Somehow, this is all related to man-caused climate change, you know. Because the CoC interjects itself into everything. Because it isn’t about science, but politics

There has never been a better time for fresh thinking about the whole food system, from field to fork. That is why we have launched the first major review in 75 years, ably led by entrepreneur Henry Dimbleby, to inform a national food strategy that will guide efforts across government.

Huh. More government

Scientists’ warnings, such as the recent devastating reports from the Intergovernmental Science-Policy Platform on Biodiversity and Ecosystem Services and Intergovernmental Panel on Climate Change, could not be clearer. Only a few months ago we saw the results of the most comprehensive assessment yet of the state of nature. It told us that up to a million species are facing extinction. In my lifetime, populations of animals, on average, have more than halved – a mere blink of an eye in evolutionary terms. This is not just a biodiversity issue; it is a human issue.

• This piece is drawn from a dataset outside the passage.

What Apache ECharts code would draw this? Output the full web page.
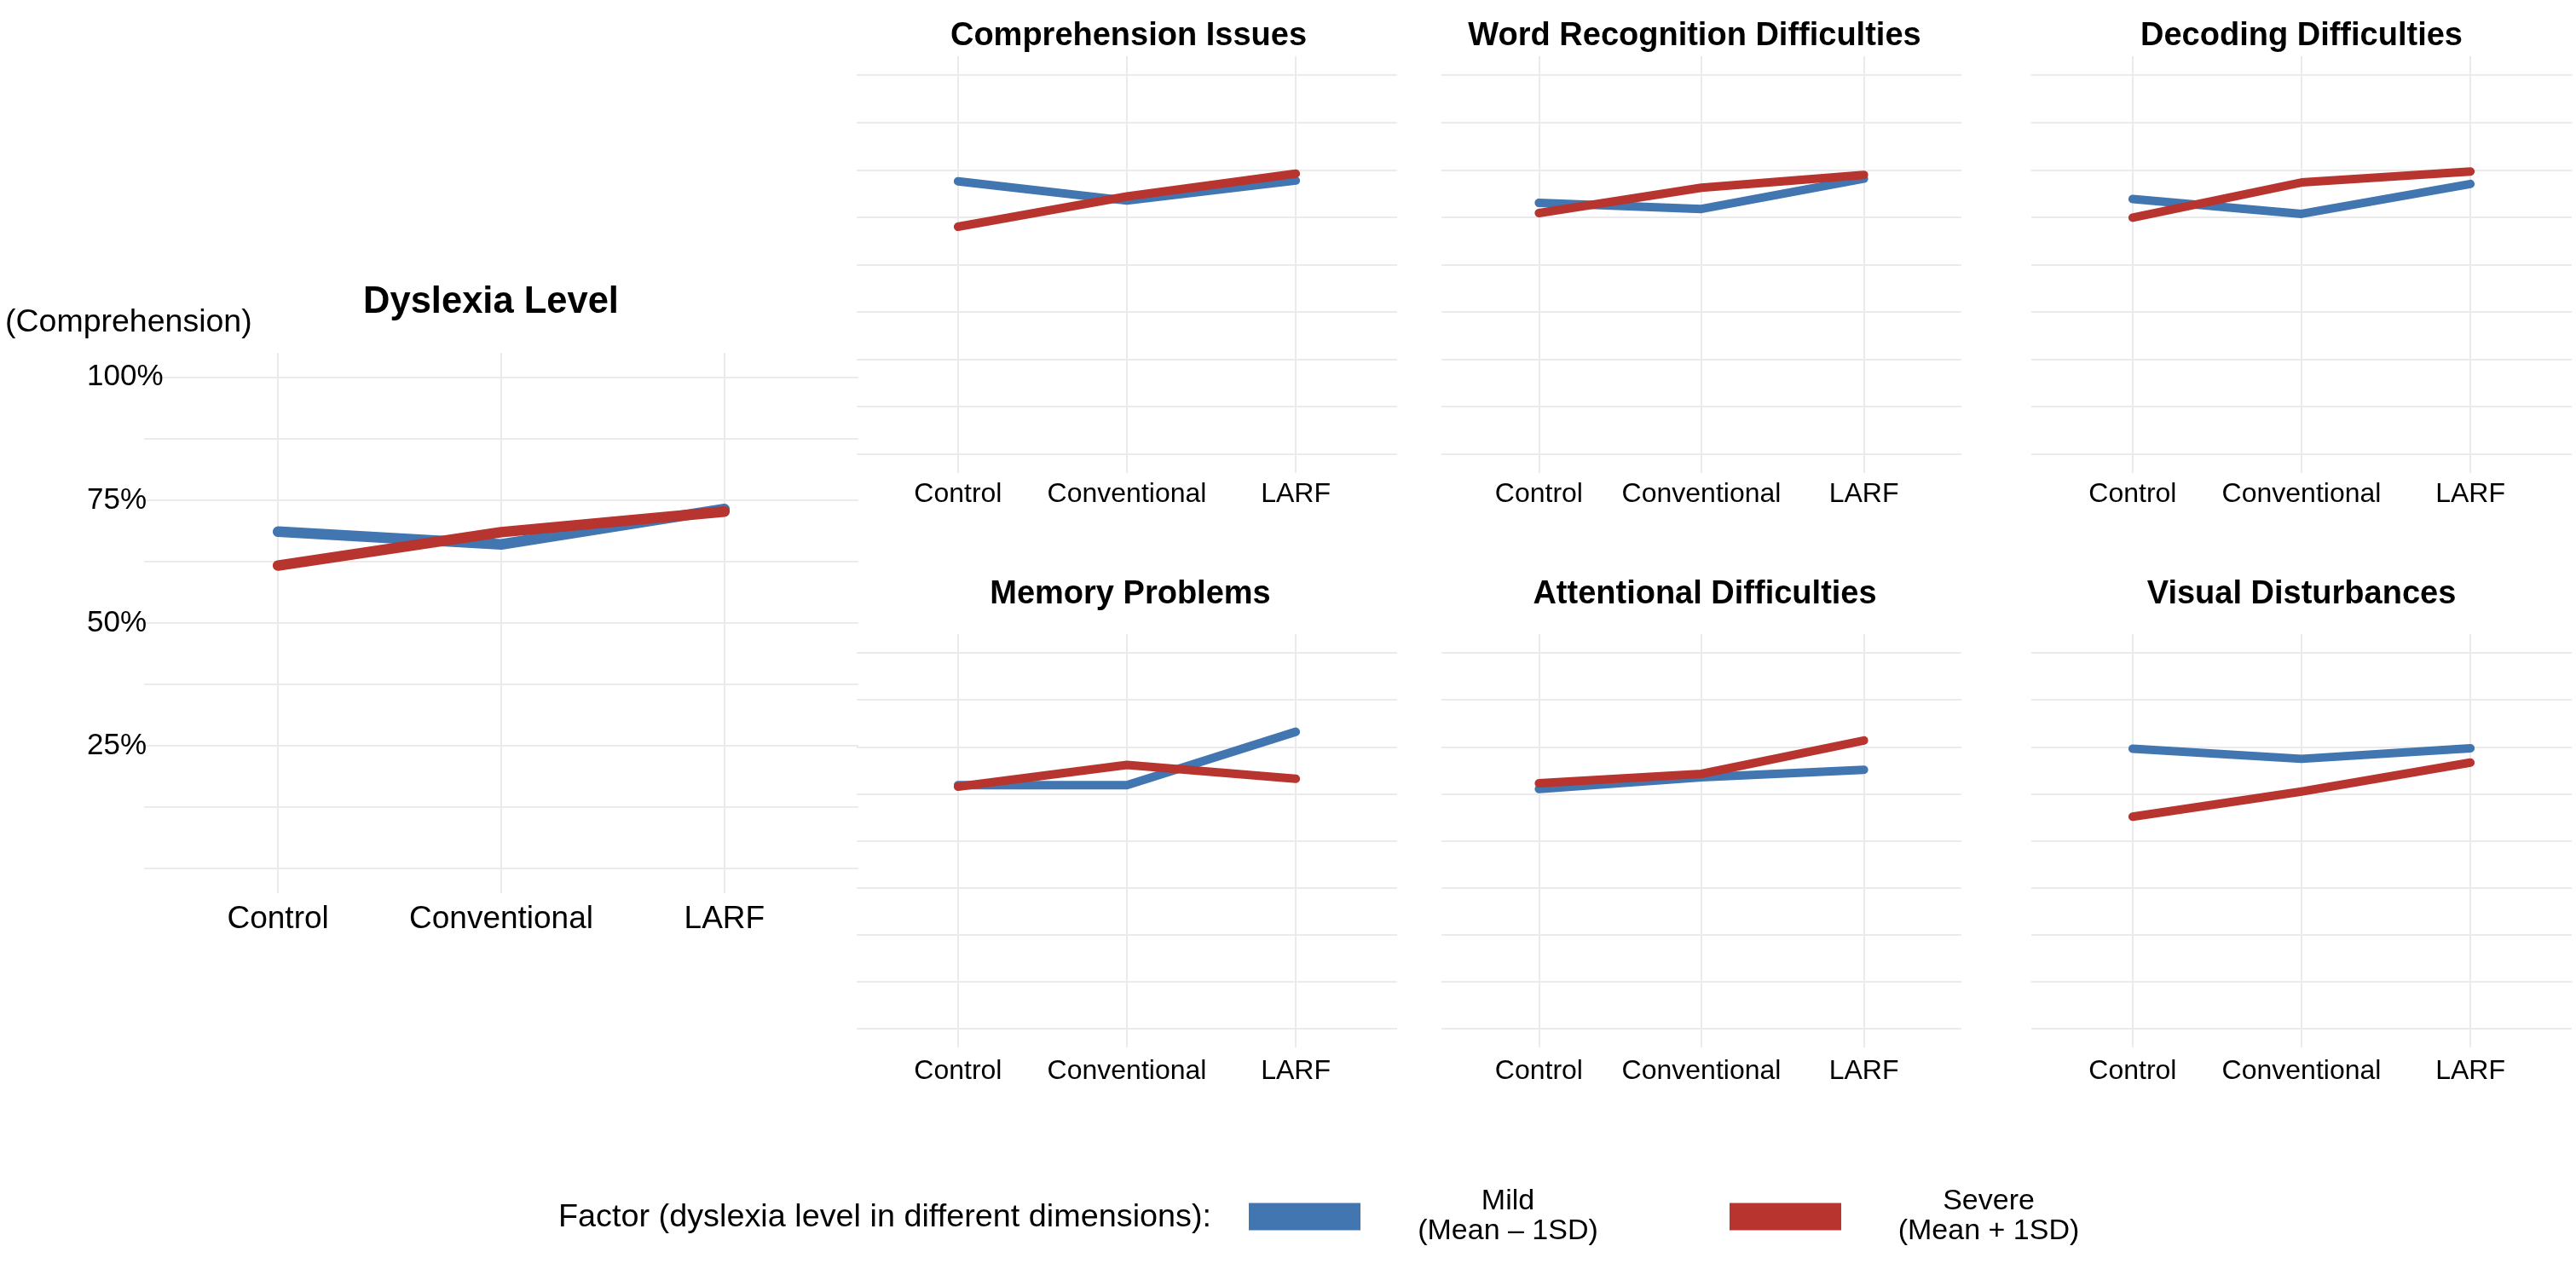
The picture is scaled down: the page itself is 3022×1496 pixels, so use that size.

We have no choice but to tackle climate change and biodiversity loss, or risk not only losing untold wonders of the natural world, but plunging whole regions into desperate poverty. Central to that is the need to rethink our relationship to land-use.

How’d Theresa Villiers, secretary of state for environment, food and rural affairs, get there? Because all Warmists are nuts, and they have to drag it into everything.

I want to ensure that our food system at home complements our efforts to ensure sustainable food security for the 9 billion people who will share this planet by 2030. This country can lead the way as we head into a year of international negotiations that will define global ambition for biodiversity, climate change, and our oceans.

Yeah, yeah, yeah, Government telling you what you can eat and when, limiting what you can eat, telling farmers what they can grow. Surprise? You used to get gubmint officials advocating for mission creep for the sake of mission creep. Now they do it for Hotcoldwetdry.